Diese unter Beob­ach­tung beschrie­be­ne Situa­ti­on löst in uns ein Gefühl aus: Wir könn­ten frus­triert, trau­rig, wütend oder ent­täuscht sein. Mit­un­ter ist es für uns selbst gar nicht so ein­fach, das Gefühl in dem jewei­li­gen Moment zu benen­nen. Dazu soll­ten wir uns Zeit nehmen und genau nach­spü­ren, bevor wir loslegen.

Bedürfnis

Das Gefühl bringt uns zu einem Bedürf­nis: Nicht aus­re­den zu können, könnte uns das Gefühl ver­mit­teln, nicht wich­tig zu sein. Wir ver­mis­sen die Wert­schät­zung oder viel­leicht die gerech­te Balan­ce unter­schied­li­cher Redeanteile.

Bitte

Wenn uns unser Bedürf­nis klar ist, fällt es leicht, um etwas zu bitten:

  • Lass mich doch bitte aus­re­den, bis ich meinen Gedan­ken for­mu­liert habe.
  • Höre mir doch bis zum Ende zu, statt meine Sätze zu vervollständigen.
  • Lass doch die Witze, wenn ich etwas erzäh­le, was mir ernst ist.

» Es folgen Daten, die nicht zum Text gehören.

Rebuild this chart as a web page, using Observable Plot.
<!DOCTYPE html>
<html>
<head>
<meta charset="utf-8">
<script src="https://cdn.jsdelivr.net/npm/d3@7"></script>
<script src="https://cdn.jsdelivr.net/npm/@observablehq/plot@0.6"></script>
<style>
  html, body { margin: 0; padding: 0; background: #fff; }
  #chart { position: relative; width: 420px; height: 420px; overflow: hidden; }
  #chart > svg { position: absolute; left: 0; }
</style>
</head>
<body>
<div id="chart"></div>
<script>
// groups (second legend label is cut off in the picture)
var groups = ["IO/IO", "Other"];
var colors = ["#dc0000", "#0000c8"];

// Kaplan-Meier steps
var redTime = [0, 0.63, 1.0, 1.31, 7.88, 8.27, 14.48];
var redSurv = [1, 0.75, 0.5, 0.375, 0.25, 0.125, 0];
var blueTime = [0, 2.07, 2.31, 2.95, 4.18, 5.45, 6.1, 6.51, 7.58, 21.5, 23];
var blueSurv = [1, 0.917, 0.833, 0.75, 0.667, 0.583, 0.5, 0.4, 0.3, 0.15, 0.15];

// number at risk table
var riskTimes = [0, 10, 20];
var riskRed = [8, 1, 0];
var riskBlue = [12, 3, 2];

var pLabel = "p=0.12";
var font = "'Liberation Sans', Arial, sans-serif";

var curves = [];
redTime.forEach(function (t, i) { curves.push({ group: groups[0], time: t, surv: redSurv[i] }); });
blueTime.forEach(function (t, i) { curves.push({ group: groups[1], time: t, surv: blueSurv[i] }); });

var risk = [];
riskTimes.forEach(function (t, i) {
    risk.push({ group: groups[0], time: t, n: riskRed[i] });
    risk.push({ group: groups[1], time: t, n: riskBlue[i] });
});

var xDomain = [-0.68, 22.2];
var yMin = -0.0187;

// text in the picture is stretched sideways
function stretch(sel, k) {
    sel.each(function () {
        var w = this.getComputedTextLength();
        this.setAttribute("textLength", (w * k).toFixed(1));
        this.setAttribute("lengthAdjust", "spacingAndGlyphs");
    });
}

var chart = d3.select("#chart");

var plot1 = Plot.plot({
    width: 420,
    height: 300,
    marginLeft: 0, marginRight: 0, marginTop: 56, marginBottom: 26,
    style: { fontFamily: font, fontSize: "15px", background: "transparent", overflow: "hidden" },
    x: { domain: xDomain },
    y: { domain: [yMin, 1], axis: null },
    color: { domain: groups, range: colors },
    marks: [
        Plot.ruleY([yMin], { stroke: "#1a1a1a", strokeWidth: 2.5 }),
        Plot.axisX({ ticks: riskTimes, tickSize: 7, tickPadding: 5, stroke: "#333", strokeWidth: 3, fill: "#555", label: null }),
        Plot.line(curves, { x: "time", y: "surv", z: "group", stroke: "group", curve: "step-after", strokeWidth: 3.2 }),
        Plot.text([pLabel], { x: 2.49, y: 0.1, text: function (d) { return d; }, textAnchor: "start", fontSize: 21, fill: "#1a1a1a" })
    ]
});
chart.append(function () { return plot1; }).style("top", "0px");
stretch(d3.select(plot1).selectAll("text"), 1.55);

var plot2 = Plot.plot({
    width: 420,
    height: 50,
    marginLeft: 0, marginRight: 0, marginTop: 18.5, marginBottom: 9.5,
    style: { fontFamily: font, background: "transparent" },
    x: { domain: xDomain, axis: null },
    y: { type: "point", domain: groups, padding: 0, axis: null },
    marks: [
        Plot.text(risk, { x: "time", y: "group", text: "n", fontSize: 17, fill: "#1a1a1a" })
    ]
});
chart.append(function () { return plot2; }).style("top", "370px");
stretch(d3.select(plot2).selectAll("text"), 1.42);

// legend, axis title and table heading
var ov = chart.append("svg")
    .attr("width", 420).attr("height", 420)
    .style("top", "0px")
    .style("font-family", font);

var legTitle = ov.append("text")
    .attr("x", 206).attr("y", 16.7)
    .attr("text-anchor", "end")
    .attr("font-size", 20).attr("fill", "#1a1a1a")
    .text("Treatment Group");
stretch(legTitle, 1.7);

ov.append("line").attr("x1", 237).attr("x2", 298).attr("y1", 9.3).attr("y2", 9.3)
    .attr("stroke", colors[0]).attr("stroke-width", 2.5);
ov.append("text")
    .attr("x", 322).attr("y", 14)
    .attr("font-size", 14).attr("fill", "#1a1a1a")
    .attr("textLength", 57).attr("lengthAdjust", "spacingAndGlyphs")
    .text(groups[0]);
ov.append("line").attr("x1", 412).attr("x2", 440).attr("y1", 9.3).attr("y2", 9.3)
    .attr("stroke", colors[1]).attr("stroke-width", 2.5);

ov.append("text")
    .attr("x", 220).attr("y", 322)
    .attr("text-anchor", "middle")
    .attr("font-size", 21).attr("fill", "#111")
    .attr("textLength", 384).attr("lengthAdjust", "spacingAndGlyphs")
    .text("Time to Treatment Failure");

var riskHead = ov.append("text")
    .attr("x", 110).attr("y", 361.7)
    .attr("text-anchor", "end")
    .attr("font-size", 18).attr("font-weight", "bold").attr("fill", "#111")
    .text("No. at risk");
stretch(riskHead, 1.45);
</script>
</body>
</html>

Das Autoren­paar Anika und Roland Hempel widmet diesem Thema das E‑Book Lie­be­vol­le Part­ner­schaft – Gewalt­freie Kom­mu­ni­ka­ti­on für Paare[3].

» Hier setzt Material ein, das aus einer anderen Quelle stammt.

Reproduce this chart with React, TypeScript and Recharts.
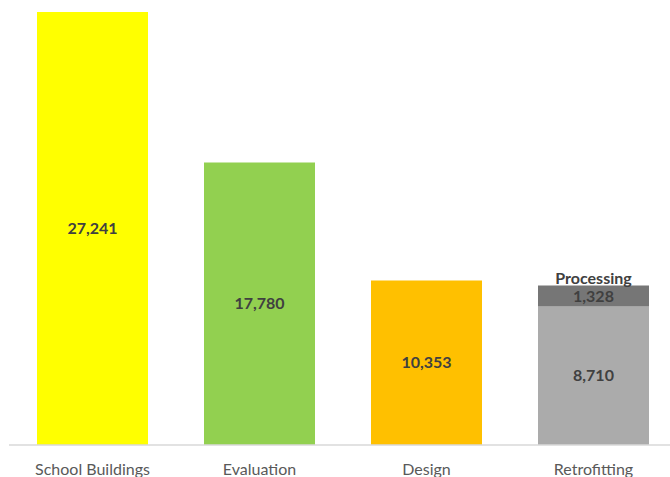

Bild: Gerd Alt­mann via Pixabay

Es lohnt sich

Pro­ble­me in Bezie­hun­gen in Ruhe anzu­spre­chen, ist die Königs­dis­zi­plin. Den­noch benö­ti­gen wir lange, bis wir es ange­hen. Oft wollen wir unser Gegen­über nicht ver­let­zen oder schä­men uns, ob des Themas oder unse­rer Bedürfnisse.

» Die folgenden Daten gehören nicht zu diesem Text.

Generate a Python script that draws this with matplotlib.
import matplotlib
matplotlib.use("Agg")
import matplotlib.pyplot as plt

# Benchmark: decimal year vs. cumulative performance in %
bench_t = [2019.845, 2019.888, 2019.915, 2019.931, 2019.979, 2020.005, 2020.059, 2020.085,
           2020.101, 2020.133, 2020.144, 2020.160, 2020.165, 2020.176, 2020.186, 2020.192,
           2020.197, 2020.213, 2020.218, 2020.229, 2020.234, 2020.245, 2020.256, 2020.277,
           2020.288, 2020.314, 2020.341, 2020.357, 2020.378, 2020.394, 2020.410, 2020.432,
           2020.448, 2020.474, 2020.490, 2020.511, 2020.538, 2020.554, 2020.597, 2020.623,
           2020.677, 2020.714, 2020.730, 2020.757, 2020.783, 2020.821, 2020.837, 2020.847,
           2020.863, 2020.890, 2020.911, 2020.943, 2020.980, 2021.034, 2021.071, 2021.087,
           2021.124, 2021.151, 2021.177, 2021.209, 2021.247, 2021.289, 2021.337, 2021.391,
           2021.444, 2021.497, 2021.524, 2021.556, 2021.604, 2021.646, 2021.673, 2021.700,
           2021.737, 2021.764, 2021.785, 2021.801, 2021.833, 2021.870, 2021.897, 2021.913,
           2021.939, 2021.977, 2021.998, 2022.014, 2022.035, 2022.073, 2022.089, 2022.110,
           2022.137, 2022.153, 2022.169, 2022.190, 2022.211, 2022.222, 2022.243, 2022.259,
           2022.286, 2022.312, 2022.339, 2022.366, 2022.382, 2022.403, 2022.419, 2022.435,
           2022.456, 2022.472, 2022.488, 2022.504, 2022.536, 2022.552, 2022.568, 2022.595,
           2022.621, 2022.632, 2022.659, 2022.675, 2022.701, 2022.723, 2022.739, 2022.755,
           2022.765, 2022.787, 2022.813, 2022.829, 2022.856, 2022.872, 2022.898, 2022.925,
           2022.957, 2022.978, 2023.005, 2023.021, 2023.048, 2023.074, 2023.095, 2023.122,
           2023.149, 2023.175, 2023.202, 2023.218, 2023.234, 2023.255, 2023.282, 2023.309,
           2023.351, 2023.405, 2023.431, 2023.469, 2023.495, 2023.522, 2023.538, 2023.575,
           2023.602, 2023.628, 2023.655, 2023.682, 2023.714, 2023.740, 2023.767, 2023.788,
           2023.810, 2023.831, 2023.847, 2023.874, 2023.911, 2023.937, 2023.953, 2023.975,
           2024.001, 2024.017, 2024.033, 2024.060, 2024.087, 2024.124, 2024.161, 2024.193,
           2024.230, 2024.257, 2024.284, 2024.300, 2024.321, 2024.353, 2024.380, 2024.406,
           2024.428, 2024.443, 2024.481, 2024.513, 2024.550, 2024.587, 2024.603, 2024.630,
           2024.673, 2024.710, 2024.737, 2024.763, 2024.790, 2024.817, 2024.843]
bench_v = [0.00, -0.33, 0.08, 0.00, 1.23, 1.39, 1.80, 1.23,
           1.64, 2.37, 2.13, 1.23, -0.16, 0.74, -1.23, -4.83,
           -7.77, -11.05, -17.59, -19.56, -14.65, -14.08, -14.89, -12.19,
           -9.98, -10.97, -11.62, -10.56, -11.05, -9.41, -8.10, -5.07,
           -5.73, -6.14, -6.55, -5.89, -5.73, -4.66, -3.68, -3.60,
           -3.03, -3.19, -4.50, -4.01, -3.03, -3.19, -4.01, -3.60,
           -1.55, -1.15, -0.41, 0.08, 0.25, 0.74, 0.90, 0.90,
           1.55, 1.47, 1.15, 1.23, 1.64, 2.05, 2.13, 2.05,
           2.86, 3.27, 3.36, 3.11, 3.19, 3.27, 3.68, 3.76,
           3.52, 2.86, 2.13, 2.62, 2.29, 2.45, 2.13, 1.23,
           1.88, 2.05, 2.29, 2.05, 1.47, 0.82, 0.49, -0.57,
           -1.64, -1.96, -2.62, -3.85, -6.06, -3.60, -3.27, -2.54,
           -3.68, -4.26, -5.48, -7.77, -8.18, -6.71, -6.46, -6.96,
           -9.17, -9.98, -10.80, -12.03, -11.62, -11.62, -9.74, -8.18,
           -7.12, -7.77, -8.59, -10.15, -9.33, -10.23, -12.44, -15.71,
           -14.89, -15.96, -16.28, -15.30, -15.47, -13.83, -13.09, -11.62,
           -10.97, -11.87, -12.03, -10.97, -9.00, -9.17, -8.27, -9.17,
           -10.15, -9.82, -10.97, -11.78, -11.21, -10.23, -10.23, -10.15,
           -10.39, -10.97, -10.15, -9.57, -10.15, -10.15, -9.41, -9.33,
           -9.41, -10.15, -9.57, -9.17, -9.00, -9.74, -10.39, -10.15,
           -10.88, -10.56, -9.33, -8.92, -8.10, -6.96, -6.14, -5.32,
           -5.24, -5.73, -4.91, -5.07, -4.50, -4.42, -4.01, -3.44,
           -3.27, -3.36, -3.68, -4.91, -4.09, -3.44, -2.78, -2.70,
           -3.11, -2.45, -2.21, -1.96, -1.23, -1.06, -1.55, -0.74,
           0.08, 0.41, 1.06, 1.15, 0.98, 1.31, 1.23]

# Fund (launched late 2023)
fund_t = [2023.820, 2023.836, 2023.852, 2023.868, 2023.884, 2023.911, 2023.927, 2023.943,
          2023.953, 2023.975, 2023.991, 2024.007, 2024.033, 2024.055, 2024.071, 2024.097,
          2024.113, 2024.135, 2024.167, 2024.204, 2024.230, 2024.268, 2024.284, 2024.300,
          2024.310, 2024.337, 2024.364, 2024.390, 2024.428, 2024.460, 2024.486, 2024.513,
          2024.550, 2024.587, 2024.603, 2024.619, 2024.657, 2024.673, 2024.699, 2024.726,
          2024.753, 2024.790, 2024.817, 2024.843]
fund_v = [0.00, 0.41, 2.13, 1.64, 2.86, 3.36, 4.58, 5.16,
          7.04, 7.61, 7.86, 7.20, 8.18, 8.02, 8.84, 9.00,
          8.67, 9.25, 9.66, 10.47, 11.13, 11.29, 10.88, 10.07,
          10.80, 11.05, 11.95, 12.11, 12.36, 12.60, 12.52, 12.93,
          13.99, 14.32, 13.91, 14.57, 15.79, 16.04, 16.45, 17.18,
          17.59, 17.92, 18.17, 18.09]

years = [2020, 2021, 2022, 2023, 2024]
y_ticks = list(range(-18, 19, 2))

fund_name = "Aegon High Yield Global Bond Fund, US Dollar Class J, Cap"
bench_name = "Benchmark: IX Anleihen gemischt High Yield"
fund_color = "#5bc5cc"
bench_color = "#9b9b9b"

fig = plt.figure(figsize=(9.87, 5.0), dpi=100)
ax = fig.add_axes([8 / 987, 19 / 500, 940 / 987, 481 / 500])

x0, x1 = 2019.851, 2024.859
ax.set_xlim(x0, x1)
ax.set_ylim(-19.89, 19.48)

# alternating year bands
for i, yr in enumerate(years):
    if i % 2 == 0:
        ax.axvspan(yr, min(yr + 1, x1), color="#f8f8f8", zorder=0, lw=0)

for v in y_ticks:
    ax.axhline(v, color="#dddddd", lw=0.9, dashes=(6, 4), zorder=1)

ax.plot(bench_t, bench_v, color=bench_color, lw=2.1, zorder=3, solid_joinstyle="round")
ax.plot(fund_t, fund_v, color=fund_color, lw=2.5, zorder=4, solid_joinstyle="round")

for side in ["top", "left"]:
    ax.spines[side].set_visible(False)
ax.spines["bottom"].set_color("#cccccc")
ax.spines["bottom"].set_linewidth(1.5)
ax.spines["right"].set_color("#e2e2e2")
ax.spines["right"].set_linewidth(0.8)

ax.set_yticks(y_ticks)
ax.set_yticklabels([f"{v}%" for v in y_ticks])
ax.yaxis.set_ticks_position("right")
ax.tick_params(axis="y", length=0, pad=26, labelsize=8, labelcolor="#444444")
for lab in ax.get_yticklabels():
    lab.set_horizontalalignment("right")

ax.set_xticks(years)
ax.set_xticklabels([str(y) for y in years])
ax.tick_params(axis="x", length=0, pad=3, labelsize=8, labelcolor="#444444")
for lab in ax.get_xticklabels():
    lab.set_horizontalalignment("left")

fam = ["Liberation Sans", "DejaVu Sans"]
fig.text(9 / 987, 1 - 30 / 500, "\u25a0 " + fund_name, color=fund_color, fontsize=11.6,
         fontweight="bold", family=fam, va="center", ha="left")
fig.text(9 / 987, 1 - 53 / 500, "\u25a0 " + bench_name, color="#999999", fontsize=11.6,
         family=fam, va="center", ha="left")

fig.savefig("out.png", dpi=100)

Auch Worst-Case-Sze­na­ri­en, die wir im Kopf haben, ermun­tern uns nicht unbe­dingt, solche Gesprä­che zu führen. Was, wenn die Bezie­hung danach belas­tet ist und die ver­trau­te Leich­tig­keit fehlt? Dazu ist der öko­lo­gi­sche Check vorher ange­bracht. Denn mit­un­ter enden Bezie­hun­gen nach offe­nen Worten – früher oder später.

Wir soll­ten opti­mis­tisch an die Bezie­hungs­ar­beit gehen. Es ist eine Chance, die Bezie­hung auf eine neue Ebene zu hieven, meint Sozi­al­psy­cho­lo­gin Johan­na Degen. Mehr noch: Sie ist über­zeugt davon, dass das Unbe­wuss­te der betei­lig­ten Per­so­nen ohne­hin schon weiß, dass etwas nicht stimmt.